Tokens associated with Bankman-Fried plunged as the crisis unfolded. Solana, a token that he backed and promoted, has lost roughly 50% of its market capitalization over the past few days.

But Bitcoin actually rallied on Thursday. That coin is “an antidote to a lot of the seedy underpinnings of crypto that this whole scandal has unearthed,” Hume says. That’s because of how decentralized it is. Bankman-Fried, on the other hand, ran a centralized exchange and advocated for more centralization within the industry. The collapse of the centralized exchange has rattled investors.

William Quigley says he expects the crypto market to recover from the shock in the coming months.

“In the near term crypto prices will fall, but the crypto markets are resilient,” he said in email commentary shared with Money. “Within 6 months most of the negative impact from the FTX collapse will dissipate.”

How will the crypto industry react?

Experts say FTX’s collapse could take an enormous toll on the way people perceive the crypto industry. FTX “was a name that was recognized and trusted by ordinary people,” Hume says.

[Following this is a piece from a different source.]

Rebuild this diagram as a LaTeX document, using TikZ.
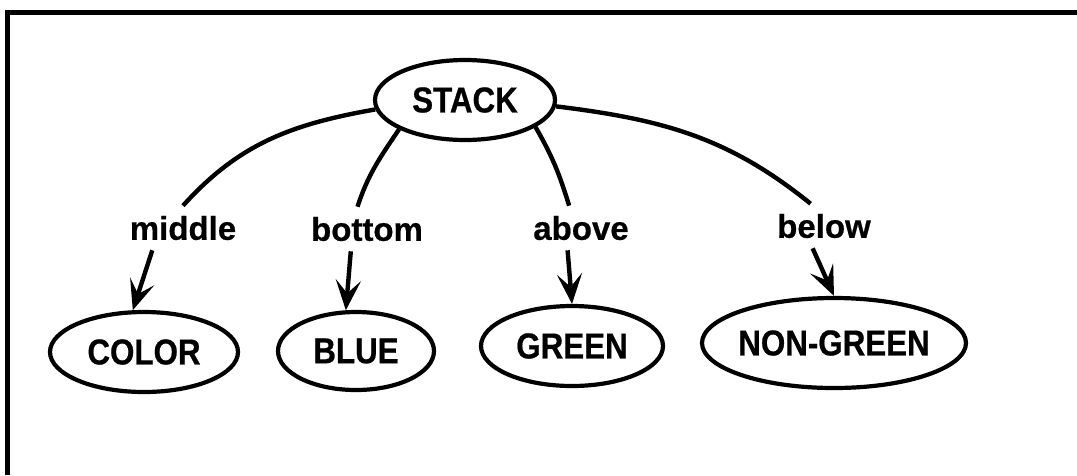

“People's understanding of the crypto ecosystem as a financial infrastructure has really been weakened more so by the FTX complications than anything we've seen before,” she adds.

That goes for everyone, even Wall Street. Quigley says he expects major financial players to move away from crypto, at least for now, given the upheaval of the past year or two.

This spring, the crypto luna and its associated "stablecoin" terra collapsed to nearly zero. Then, the crypto firms Celsius, Voyager Digital and Three Arrows filed for bankruptcy.

“The fact that even big companies can collapse overnight is not something big wall street investors signed up for,” Quigley says. “They will be more cautious moving forward around the crypto space.”